Алексей Сергеевич Прихленко родился 9 марта 1924 года в хуторе Стеблицком Новокубанского района.

После Великой Отечественной войны работал в школе родного хутора. Преподавал русский язык и литературу. Избирался секретарем партийной организации колхоза им. Жданова Советского района Краснодарского края.

Умер 29 декабря 2006 года.

Первую часть воспоминаний читайте здесь:

-2

В колхоз «на готовое»

- Вышла какая-то там газета, где говорилось: кто не желает в колхозе быть, может выйти.

Вышли многие из колхоза: Голоты, Данильченки, Лукашевичи и другие. Я догавкалась, и Серега согласился – вышли и мы.
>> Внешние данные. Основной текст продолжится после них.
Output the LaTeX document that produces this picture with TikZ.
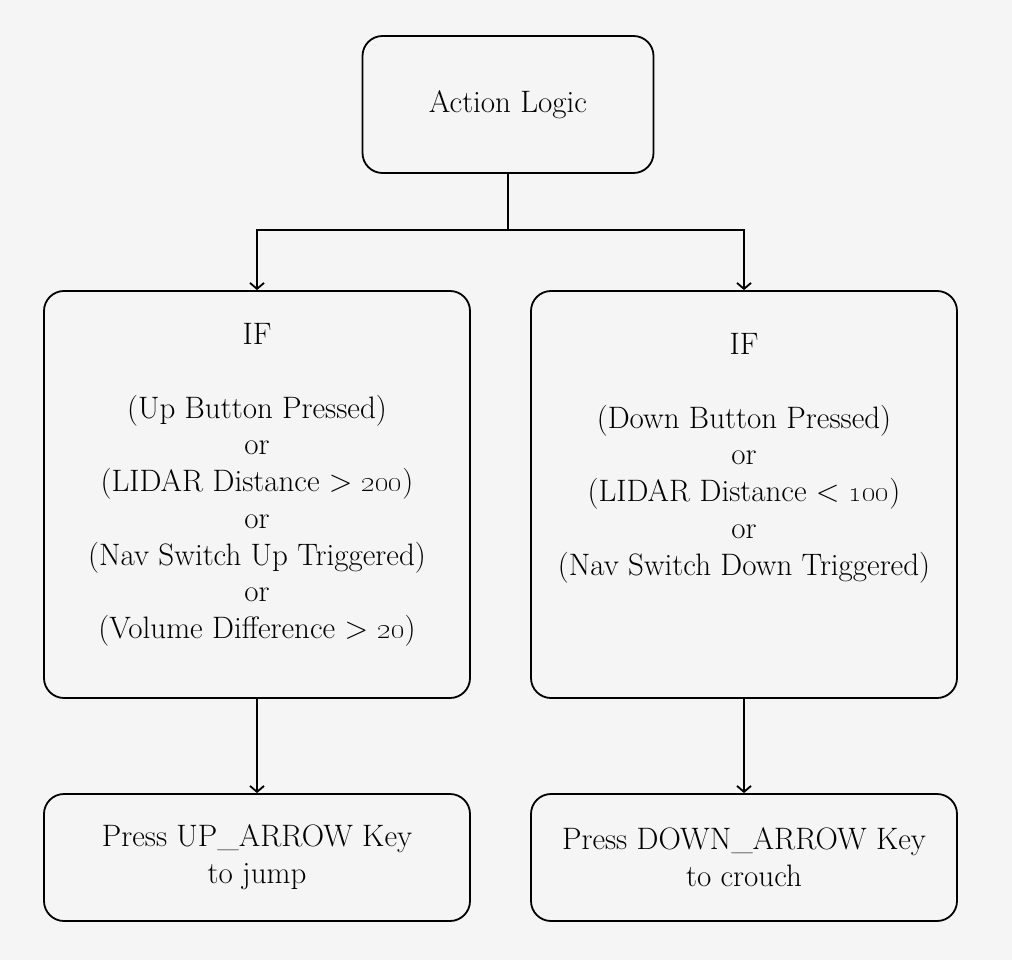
\documentclass[tikz,border=0pt]{standalone}
\usepackage{tikz}
\usetikzlibrary{arrows.meta}

\definecolor{paper}{HTML}{F5F5F5}

\begin{document}
\begin{tikzpicture}[
        x=1pt, y=-1pt,
        box/.style={rectangle, rounded corners=20pt, draw=black, line width=1.8pt, text=black, align=center, font=\fontsize{31}{37}\selectfont},
        boxtext/.style={align=center, inner sep=0pt, anchor=north, font=\fontsize{31}{36.7}\selectfont},
        link/.style={line width=1.8pt, -{Straight Barb[length=6pt, width=14pt, line width=1.8pt]}},
]
        \fill[paper] (0,0) rectangle (1012,960);
        \useasboundingbox (0,0) rectangle (1012,960);

        \node[box, minimum width=291pt, minimum height=137pt] (action) at (508,104.5) {Action Logic};
        \node[box, minimum width=426pt, minimum height=407pt] (leftif) at (257,494.5) {};
        \node[box, minimum width=426pt, minimum height=407pt] (rightif) at (744,494.5) {};
        \node[box, minimum width=426pt, minimum height=127pt] (jump) at (257,857.5) {Press UP\_ARROW Key\\to jump};
        \node[box, minimum width=426pt, minimum height=127pt] (crouch) at (744,857.5) {Press DOWN\_ARROW Key\\to crouch};

        \node[boxtext] (lefttext) at (257,323.5) {IF\\[36.7pt](Up Button Pressed)\\or\\(LIDAR Distance \textgreater{} \oldstylenums{200})\\or\\(Nav Switch Up Triggered)\\or\\(Volume Difference \textgreater{} \oldstylenums{20})};
        \node[boxtext] (righttext) at (744,333.5) {IF\\[36.7pt](Down Button Pressed)\\or\\(LIDAR Distance \textless{} \oldstylenums{100})\\or\\(Nav Switch Down Triggered)};

        \coordinate (fork) at (508,230);
        \draw[line width=1.8pt] (action.south) -- (fork);
        \draw[link] (fork) -| (leftif.north);
        \draw[link] (fork) -| (rightif.north);
        \draw[link] (leftif.south) -- (jump.north);
        \draw[link] (rightif.south) -- (crouch.north);
\end{tikzpicture}
\end{document}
Выделили нам нашу долю на посев пшеницы, кукурузы, сои, даже клещевины.

Колхоз работает себе, мы – себе. Едем домой рано, а колхозники еще полют. Посевы у них в бурьянах таких, что и не видно, что там растет. Смеемся мы с них.

К осени мы хорошо убрали посевы свои. А в колхозе почти ничего не взяли. Но урожай наш весь забрало государство. И пришлось нам снова идти в колхоз. Тогда колхозники с нас стали смеяться.

Сумерки

Но так надо, так надо, так надо.

Такой нам выпал удел.

(С. Есенин)

Февраль уходил метелью. Мы с Гришкой уткнулись сопливыми носами в оконные стекла, шумно дышим на них, вытянув губы. На обмерзших стеклах темнеют кружочки. Через них мы любуемся шуршащей во дворе поземкой, снежными завихрениями у колодца

Выйти нам не в чем, одеться нам не во что.

Постепенно голубизною темнеют сугробы, стихает ветер. Ну хутор спускаются сумерки.

Лампу не зажигаем: надо «на всякий случай» беречь керосин.

Скоро приходит мать. Она тихо всхлипывает, раздеваясь у порога.

Мы молчим, а Люба, заглатывая слова спрашивает:

- А папешка… скоро… придет?

- Лезьте на печку, хлопцы. Сейчас подтоплю я, картошки сварю вам на вечерю. А батько сегодня не придет…- И дальше сквозь плач причитая, как недавно у гроба деда Ивана. – Забрали его, паразиты… Как мы теперь жить без него будем, кому теперь мы нужны будем… голые да босые, да голодные…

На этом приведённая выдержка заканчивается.